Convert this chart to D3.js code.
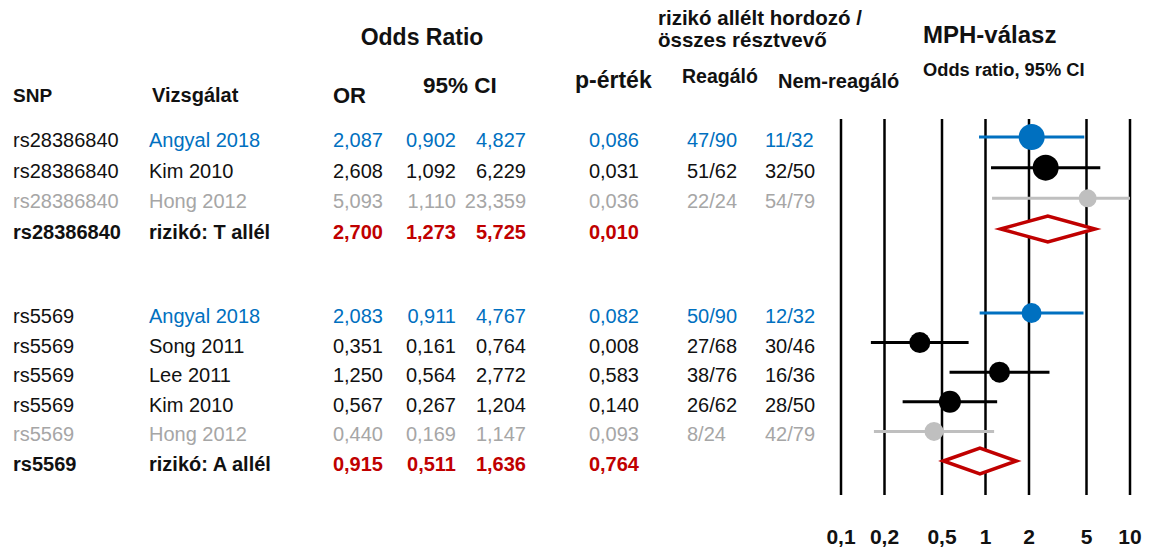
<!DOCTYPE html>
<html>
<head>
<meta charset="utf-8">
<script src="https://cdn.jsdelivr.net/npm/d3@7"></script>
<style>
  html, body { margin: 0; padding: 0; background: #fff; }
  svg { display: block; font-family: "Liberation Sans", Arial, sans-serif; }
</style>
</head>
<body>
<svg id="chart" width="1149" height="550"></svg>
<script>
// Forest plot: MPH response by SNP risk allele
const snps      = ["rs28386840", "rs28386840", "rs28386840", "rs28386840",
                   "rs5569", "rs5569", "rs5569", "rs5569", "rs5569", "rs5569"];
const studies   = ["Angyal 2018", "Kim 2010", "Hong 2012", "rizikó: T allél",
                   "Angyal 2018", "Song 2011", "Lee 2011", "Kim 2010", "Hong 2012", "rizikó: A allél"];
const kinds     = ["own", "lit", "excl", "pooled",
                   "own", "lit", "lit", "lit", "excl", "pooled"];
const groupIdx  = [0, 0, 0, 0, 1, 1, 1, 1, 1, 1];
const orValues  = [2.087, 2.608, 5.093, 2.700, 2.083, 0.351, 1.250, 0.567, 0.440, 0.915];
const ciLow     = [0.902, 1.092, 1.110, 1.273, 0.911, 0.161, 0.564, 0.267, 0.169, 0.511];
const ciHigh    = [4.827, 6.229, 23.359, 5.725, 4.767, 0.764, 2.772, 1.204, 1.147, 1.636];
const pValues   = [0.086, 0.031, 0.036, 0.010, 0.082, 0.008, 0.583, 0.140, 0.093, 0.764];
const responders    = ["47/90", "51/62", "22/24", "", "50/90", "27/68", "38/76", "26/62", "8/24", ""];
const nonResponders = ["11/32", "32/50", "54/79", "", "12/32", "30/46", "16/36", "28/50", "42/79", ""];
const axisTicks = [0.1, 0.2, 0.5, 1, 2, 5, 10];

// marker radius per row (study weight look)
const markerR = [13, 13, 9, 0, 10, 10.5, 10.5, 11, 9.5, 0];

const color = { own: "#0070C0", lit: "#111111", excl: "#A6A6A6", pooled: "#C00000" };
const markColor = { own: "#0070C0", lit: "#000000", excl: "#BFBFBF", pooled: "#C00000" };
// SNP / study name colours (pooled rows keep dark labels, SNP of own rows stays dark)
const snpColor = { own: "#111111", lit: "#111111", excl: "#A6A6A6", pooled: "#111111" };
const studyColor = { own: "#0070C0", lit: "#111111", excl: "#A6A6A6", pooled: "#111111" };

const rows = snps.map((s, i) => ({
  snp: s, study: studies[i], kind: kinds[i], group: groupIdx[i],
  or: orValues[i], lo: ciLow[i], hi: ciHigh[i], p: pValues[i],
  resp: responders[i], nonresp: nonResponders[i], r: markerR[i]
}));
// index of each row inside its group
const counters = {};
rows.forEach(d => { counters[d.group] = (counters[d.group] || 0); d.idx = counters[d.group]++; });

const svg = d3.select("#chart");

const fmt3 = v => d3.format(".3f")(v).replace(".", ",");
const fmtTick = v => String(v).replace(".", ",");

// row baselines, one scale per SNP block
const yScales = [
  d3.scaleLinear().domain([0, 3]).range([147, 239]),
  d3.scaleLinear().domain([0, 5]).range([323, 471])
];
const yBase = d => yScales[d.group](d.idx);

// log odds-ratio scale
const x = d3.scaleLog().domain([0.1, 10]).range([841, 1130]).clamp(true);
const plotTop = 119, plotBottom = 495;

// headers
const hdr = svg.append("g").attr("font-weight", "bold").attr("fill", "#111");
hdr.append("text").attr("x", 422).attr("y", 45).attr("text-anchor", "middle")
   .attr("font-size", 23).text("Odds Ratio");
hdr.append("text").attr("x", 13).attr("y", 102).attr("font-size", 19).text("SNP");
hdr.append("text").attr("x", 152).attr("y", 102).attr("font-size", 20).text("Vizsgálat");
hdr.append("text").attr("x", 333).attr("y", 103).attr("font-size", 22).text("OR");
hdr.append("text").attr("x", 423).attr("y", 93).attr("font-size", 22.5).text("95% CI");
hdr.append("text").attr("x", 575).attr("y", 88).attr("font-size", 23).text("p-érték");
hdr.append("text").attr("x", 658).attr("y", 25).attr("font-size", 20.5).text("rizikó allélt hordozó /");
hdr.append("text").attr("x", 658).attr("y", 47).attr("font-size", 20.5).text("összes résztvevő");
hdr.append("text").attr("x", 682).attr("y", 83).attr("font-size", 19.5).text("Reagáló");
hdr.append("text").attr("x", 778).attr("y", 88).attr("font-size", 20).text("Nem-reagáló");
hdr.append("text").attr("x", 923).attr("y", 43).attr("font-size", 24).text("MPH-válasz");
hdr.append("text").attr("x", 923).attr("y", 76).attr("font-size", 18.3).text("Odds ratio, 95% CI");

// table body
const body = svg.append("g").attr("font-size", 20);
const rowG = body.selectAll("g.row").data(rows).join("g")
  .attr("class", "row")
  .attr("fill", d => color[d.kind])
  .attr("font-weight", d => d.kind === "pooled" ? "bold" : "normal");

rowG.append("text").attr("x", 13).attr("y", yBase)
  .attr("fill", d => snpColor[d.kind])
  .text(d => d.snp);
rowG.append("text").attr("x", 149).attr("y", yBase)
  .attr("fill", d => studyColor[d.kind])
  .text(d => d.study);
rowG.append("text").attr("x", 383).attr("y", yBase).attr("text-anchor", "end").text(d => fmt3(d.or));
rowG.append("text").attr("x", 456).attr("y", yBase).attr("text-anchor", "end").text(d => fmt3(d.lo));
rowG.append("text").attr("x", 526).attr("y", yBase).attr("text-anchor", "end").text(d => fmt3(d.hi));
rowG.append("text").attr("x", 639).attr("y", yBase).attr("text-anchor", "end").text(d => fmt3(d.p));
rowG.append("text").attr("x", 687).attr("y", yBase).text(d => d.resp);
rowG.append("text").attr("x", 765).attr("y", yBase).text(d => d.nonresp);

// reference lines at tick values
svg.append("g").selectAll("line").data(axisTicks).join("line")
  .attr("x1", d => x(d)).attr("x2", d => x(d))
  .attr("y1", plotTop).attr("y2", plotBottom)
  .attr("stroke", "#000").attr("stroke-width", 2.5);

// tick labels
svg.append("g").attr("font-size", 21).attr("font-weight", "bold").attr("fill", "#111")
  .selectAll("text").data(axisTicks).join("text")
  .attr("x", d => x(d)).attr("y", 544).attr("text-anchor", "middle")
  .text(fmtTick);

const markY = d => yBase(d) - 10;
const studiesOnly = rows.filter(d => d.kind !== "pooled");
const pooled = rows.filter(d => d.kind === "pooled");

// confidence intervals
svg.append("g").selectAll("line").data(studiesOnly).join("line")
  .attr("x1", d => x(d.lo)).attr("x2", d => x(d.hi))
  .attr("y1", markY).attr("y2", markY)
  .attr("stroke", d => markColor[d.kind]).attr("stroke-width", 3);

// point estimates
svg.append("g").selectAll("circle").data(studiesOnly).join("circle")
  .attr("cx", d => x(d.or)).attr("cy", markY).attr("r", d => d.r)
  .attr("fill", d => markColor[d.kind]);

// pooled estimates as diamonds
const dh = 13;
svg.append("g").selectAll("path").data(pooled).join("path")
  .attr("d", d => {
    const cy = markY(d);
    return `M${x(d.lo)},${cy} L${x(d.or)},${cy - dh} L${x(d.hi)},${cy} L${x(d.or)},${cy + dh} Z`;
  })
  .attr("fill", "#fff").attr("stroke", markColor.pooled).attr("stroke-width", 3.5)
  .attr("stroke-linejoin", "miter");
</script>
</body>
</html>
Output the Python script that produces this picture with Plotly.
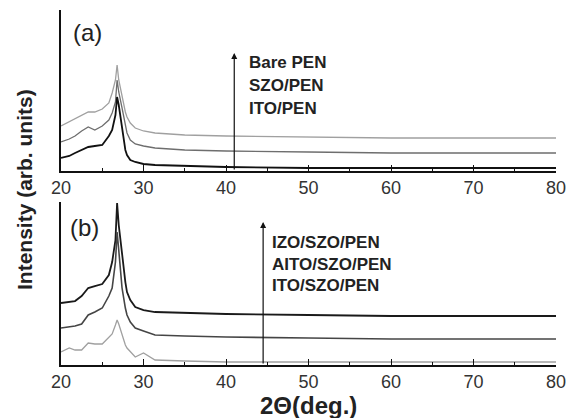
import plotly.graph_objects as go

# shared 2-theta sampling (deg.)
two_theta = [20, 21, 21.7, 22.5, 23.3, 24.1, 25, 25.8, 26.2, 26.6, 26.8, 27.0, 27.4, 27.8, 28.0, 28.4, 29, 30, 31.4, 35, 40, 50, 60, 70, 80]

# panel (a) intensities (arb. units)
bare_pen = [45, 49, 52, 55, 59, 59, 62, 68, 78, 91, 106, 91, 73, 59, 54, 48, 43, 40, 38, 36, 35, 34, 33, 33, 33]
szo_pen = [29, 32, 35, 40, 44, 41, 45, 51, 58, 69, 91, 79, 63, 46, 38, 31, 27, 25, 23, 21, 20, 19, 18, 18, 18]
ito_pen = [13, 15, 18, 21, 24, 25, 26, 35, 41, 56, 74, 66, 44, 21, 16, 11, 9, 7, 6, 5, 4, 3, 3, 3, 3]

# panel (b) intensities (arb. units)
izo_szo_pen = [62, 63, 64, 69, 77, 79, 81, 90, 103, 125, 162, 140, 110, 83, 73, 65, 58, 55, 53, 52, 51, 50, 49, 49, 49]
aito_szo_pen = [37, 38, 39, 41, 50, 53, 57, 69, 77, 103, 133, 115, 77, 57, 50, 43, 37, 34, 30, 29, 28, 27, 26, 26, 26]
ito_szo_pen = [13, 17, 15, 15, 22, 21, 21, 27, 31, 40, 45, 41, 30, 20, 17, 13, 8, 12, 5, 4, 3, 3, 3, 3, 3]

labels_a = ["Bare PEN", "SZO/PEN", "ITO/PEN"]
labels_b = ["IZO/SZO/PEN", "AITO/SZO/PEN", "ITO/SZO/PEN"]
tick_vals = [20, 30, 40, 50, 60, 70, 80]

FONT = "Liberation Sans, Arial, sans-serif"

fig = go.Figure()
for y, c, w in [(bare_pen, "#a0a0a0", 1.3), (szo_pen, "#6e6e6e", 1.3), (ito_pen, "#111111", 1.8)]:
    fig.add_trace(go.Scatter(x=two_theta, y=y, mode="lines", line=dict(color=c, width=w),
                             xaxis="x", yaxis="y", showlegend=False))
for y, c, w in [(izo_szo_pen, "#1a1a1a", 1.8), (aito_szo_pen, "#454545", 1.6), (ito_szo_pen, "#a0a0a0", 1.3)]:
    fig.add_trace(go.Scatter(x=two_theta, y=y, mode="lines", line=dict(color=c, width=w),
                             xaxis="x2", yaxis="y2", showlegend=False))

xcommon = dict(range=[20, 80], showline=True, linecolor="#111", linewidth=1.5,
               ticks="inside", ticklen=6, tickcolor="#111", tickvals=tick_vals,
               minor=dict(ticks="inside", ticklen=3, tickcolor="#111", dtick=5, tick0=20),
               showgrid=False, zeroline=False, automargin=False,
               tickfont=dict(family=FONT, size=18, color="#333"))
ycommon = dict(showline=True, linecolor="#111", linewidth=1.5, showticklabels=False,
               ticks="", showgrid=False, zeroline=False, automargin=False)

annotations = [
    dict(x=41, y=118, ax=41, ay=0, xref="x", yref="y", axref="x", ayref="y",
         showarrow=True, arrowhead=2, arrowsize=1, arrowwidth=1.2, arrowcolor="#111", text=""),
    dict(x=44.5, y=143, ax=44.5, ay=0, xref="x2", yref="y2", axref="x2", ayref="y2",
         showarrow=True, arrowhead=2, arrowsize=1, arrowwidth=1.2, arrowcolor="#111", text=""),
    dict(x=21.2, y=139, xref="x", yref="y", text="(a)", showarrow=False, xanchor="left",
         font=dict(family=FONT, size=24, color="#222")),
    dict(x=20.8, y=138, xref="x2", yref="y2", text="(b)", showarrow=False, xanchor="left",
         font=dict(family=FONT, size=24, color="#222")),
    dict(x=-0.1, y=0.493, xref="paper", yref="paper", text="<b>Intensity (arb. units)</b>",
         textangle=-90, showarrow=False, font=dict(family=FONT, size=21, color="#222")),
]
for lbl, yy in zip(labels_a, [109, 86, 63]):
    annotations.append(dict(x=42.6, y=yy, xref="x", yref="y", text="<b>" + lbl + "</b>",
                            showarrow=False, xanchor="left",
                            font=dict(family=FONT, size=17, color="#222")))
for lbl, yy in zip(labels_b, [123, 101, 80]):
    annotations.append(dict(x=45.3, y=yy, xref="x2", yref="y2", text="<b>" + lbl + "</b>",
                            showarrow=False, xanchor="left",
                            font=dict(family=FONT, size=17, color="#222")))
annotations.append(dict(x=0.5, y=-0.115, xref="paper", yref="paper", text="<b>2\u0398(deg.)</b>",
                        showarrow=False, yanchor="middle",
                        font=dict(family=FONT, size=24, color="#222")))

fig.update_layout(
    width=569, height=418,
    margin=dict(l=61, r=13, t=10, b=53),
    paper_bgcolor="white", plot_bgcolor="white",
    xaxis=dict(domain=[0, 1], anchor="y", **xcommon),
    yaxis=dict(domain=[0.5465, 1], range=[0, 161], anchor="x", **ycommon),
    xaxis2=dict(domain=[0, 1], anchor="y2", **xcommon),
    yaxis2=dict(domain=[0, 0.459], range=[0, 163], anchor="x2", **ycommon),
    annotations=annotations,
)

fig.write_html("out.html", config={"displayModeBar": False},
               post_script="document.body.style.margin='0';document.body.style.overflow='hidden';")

---*---

## AIM
Give again, exactly, the lines from the start of the data through the one holding "11, 9.5, 0];"; omit the pictures.

## EXERCISE RESULT
Convert this chart to D3.js code.
<!DOCTYPE html>
<html>
<head>
<meta charset="utf-8">
<script src="https://cdn.jsdelivr.net/npm/d3@7"></script>
<style>
  html, body { margin: 0; padding: 0; background: #fff; }
  svg { display: block; font-family: "Liberation Sans", Arial, sans-serif; }
</style>
</head>
<body>
<svg id="chart" width="1149" height="550"></svg>
<script>
// Forest plot: MPH response by SNP risk allele
const snps      = ["rs28386840", "rs28386840", "rs28386840", "rs28386840",
                   "rs5569", "rs5569", "rs5569", "rs5569", "rs5569", "rs5569"];
const studies   = ["Angyal 2018", "Kim 2010", "Hong 2012", "rizikó: T allél",
                   "Angyal 2018", "Song 2011", "Lee 2011", "Kim 2010", "Hong 2012", "rizikó: A allél"];
const kinds     = ["own", "lit", "excl", "pooled",
                   "own", "lit", "lit", "lit", "excl", "pooled"];
const groupIdx  = [0, 0, 0, 0, 1, 1, 1, 1, 1, 1];
const orValues  = [2.087, 2.608, 5.093, 2.700, 2.083, 0.351, 1.250, 0.567, 0.440, 0.915];
const ciLow     = [0.902, 1.092, 1.110, 1.273, 0.911, 0.161, 0.564, 0.267, 0.169, 0.511];
const ciHigh    = [4.827, 6.229, 23.359, 5.725, 4.767, 0.764, 2.772, 1.204, 1.147, 1.636];
const pValues   = [0.086, 0.031, 0.036, 0.010, 0.082, 0.008, 0.583, 0.140, 0.093, 0.764];
const responders    = ["47/90", "51/62", "22/24", "", "50/90", "27/68", "38/76", "26/62", "8/24", ""];
const nonResponders = ["11/32", "32/50", "54/79", "", "12/32", "30/46", "16/36", "28/50", "42/79", ""];
const axisTicks = [0.1, 0.2, 0.5, 1, 2, 5, 10];

// marker radius per row (study weight look)
const markerR = [13, 13, 9, 0, 10, 10.5, 10.5, 11, 9.5, 0];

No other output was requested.